→ Exercise requirements
An exact copy of all the data is required, with pictures left out.

→ Available data
........

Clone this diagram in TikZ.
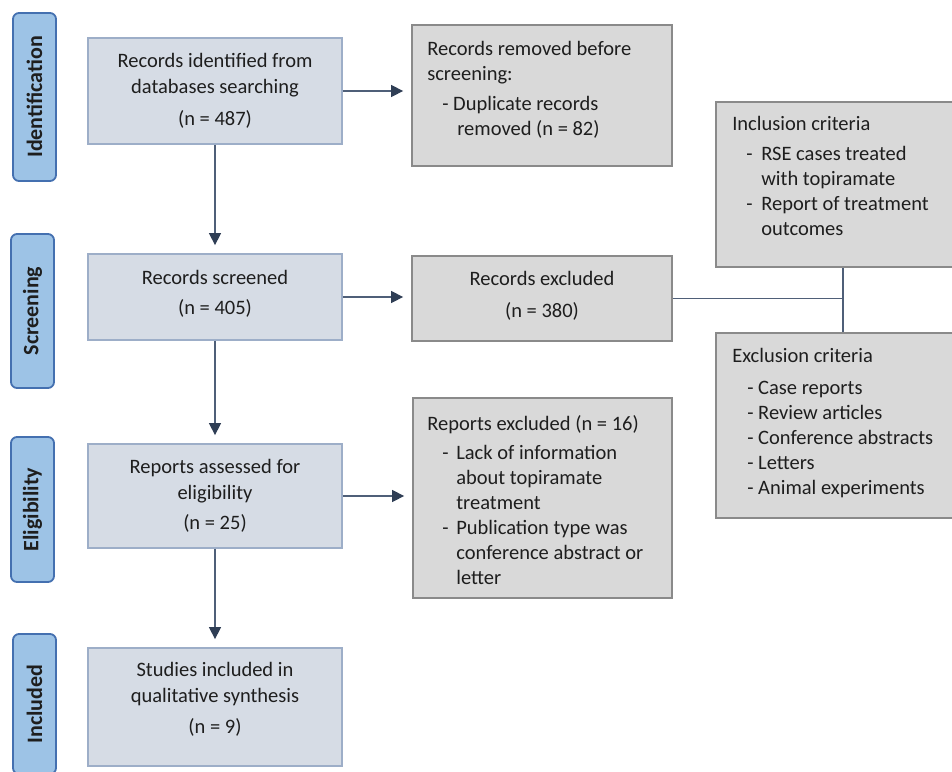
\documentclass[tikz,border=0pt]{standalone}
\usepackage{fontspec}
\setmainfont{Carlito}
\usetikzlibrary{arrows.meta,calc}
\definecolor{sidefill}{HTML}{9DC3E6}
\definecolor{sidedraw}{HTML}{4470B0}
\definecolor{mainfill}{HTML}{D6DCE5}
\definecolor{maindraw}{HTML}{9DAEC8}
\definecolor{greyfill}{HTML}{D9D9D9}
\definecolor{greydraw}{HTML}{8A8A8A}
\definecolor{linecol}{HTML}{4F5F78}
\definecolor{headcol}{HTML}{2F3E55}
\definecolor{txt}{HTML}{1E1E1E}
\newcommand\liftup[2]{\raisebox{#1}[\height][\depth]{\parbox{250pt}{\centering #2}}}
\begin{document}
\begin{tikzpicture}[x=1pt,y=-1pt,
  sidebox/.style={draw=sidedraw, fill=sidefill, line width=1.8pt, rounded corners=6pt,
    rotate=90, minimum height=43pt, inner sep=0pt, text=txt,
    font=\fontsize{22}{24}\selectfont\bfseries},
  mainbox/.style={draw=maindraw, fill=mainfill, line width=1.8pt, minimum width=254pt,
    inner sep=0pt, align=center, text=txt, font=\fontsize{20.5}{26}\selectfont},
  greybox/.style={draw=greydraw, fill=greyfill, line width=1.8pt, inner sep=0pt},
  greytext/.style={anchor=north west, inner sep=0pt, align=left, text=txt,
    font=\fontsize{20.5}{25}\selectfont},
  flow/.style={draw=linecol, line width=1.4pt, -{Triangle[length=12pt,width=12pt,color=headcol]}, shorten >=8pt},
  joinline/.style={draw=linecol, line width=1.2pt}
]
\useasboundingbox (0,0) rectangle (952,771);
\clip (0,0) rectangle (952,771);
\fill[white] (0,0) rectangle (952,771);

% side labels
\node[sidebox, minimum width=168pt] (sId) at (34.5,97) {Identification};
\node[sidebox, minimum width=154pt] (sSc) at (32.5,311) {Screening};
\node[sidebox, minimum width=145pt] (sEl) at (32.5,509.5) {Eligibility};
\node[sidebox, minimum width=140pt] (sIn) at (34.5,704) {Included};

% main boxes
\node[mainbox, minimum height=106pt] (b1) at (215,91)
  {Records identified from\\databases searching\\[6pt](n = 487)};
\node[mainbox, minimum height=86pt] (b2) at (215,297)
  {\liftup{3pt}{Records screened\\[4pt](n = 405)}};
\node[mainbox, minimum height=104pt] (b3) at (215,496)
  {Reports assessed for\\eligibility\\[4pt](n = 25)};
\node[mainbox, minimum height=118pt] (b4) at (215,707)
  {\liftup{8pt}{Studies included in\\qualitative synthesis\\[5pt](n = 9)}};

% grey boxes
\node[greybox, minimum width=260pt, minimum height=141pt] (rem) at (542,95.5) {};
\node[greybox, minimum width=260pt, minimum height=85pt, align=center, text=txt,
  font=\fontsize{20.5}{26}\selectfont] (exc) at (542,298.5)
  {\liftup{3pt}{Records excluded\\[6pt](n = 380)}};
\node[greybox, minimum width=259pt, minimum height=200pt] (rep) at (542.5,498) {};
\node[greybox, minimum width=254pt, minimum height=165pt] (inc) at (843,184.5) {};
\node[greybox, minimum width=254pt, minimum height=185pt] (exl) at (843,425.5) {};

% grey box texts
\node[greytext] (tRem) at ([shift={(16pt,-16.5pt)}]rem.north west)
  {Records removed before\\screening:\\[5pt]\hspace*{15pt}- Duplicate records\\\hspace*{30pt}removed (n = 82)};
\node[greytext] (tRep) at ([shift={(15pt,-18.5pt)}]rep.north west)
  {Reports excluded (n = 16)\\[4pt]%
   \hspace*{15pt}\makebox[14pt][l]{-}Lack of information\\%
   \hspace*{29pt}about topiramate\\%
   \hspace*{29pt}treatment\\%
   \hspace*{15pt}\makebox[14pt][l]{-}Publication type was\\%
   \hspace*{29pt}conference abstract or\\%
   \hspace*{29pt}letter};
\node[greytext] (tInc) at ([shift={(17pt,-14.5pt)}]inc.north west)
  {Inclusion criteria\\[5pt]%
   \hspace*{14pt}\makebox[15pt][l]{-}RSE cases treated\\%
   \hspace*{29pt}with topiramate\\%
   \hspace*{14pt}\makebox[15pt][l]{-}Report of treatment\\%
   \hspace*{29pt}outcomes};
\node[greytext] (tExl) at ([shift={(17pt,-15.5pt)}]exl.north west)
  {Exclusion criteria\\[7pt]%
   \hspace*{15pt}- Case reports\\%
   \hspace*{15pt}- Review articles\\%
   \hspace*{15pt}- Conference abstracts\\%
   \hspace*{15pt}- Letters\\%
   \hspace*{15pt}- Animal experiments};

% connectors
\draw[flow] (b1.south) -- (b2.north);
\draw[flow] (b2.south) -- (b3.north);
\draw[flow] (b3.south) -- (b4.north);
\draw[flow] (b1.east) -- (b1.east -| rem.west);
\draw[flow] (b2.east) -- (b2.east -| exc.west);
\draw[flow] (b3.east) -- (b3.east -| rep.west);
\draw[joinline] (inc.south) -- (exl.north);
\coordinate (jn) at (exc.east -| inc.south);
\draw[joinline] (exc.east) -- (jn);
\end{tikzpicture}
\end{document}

........

→ Problem solution
Clone this diagram in TikZ.
\documentclass[tikz,border=0pt]{standalone}
\usepackage{fontspec}
\setmainfont{Carlito}
\usetikzlibrary{arrows.meta,calc}
\definecolor{sidefill}{HTML}{9DC3E6}
\definecolor{sidedraw}{HTML}{4470B0}
\definecolor{mainfill}{HTML}{D6DCE5}
\definecolor{maindraw}{HTML}{9DAEC8}
\definecolor{greyfill}{HTML}{D9D9D9}
\definecolor{greydraw}{HTML}{8A8A8A}
\definecolor{linecol}{HTML}{4F5F78}
\definecolor{headcol}{HTML}{2F3E55}
\definecolor{txt}{HTML}{1E1E1E}
\newcommand\liftup[2]{\raisebox{#1}[\height][\depth]{\parbox{250pt}{\centering #2}}}
\begin{document}
\begin{tikzpicture}[x=1pt,y=-1pt,
  sidebox/.style={draw=sidedraw, fill=sidefill, line width=1.8pt, rounded corners=6pt,
    rotate=90, minimum height=43pt, inner sep=0pt, text=txt,
    font=\fontsize{22}{24}\selectfont\bfseries},
  mainbox/.style={draw=maindraw, fill=mainfill, line width=1.8pt, minimum width=254pt,
    inner sep=0pt, align=center, text=txt, font=\fontsize{20.5}{26}\selectfont},
  greybox/.style={draw=greydraw, fill=greyfill, line width=1.8pt, inner sep=0pt},
  greytext/.style={anchor=north west, inner sep=0pt, align=left, text=txt,
    font=\fontsize{20.5}{25}\selectfont},
  flow/.style={draw=linecol, line width=1.4pt, -{Triangle[length=12pt,width=12pt,color=headcol]}, shorten >=8pt},
  joinline/.style={draw=linecol, line width=1.2pt}
]
\useasboundingbox (0,0) rectangle (952,771);
\clip (0,0) rectangle (952,771);
\fill[white] (0,0) rectangle (952,771);

% side labels
\node[sidebox, minimum width=168pt] (sId) at (34.5,97) {Identification};
\node[sidebox, minimum width=154pt] (sSc) at (32.5,311) {Screening};
\node[sidebox, minimum width=145pt] (sEl) at (32.5,509.5) {Eligibility};
\node[sidebox, minimum width=140pt] (sIn) at (34.5,704) {Included};

% main boxes
\node[mainbox, minimum height=106pt] (b1) at (215,91)
  {Records identified from\\databases searching\\[6pt](n = 487)};
\node[mainbox, minimum height=86pt] (b2) at (215,297)
  {\liftup{3pt}{Records screened\\[4pt](n = 405)}};
\node[mainbox, minimum height=104pt] (b3) at (215,496)
  {Reports assessed for\\eligibility\\[4pt](n = 25)};
\node[mainbox, minimum height=118pt] (b4) at (215,707)
  {\liftup{8pt}{Studies included in\\qualitative synthesis\\[5pt](n = 9)}};

% grey boxes
\node[greybox, minimum width=260pt, minimum height=141pt] (rem) at (542,95.5) {};
\node[greybox, minimum width=260pt, minimum height=85pt, align=center, text=txt,
  font=\fontsize{20.5}{26}\selectfont] (exc) at (542,298.5)
  {\liftup{3pt}{Records excluded\\[6pt](n = 380)}};
\node[greybox, minimum width=259pt, minimum height=200pt] (rep) at (542.5,498) {};
\node[greybox, minimum width=254pt, minimum height=165pt] (inc) at (843,184.5) {};
\node[greybox, minimum width=254pt, minimum height=185pt] (exl) at (843,425.5) {};

% grey box texts
\node[greytext] (tRem) at ([shift={(16pt,-16.5pt)}]rem.north west)
  {Records removed before\\screening:\\[5pt]\hspace*{15pt}- Duplicate records\\\hspace*{30pt}removed (n = 82)};
\node[greytext] (tRep) at ([shift={(15pt,-18.5pt)}]rep.north west)
  {Reports excluded (n = 16)\\[4pt]%
   \hspace*{15pt}\makebox[14pt][l]{-}Lack of information\\%
   \hspace*{29pt}about topiramate\\%
   \hspace*{29pt}treatment\\%
   \hspace*{15pt}\makebox[14pt][l]{-}Publication type was\\%
   \hspace*{29pt}conference abstract or\\%
   \hspace*{29pt}letter};
\node[greytext] (tInc) at ([shift={(17pt,-14.5pt)}]inc.north west)
  {Inclusion criteria\\[5pt]%
   \hspace*{14pt}\makebox[15pt][l]{-}RSE cases treated\\%
   \hspace*{29pt}with topiramate\\%
   \hspace*{14pt}\makebox[15pt][l]{-}Report of treatment\\%
   \hspace*{29pt}outcomes};
\node[greytext] (tExl) at ([shift={(17pt,-15.5pt)}]exl.north west)
  {Exclusion criteria\\[7pt]%
   \hspace*{15pt}- Case reports\\%
   \hspace*{15pt}- Review articles\\%
   \hspace*{15pt}- Conference abstracts\\%
   \hspace*{15pt}- Letters\\%
   \hspace*{15pt}- Animal experiments};

% connectors
\draw[flow] (b1.south) -- (b2.north);
\draw[flow] (b2.south) -- (b3.north);
\draw[flow] (b3.south) -- (b4.north);
\draw[flow] (b1.east) -- (b1.east -| rem.west);
\draw[flow] (b2.east) -- (b2.east -| exc.west);
\draw[flow] (b3.east) -- (b3.east -| rep.west);
\draw[joinline] (inc.south) -- (exl.north);
\coordinate (jn) at (exc.east -| inc.south);
\draw[joinline] (exc.east) -- (jn);
\end{tikzpicture}
\end{document}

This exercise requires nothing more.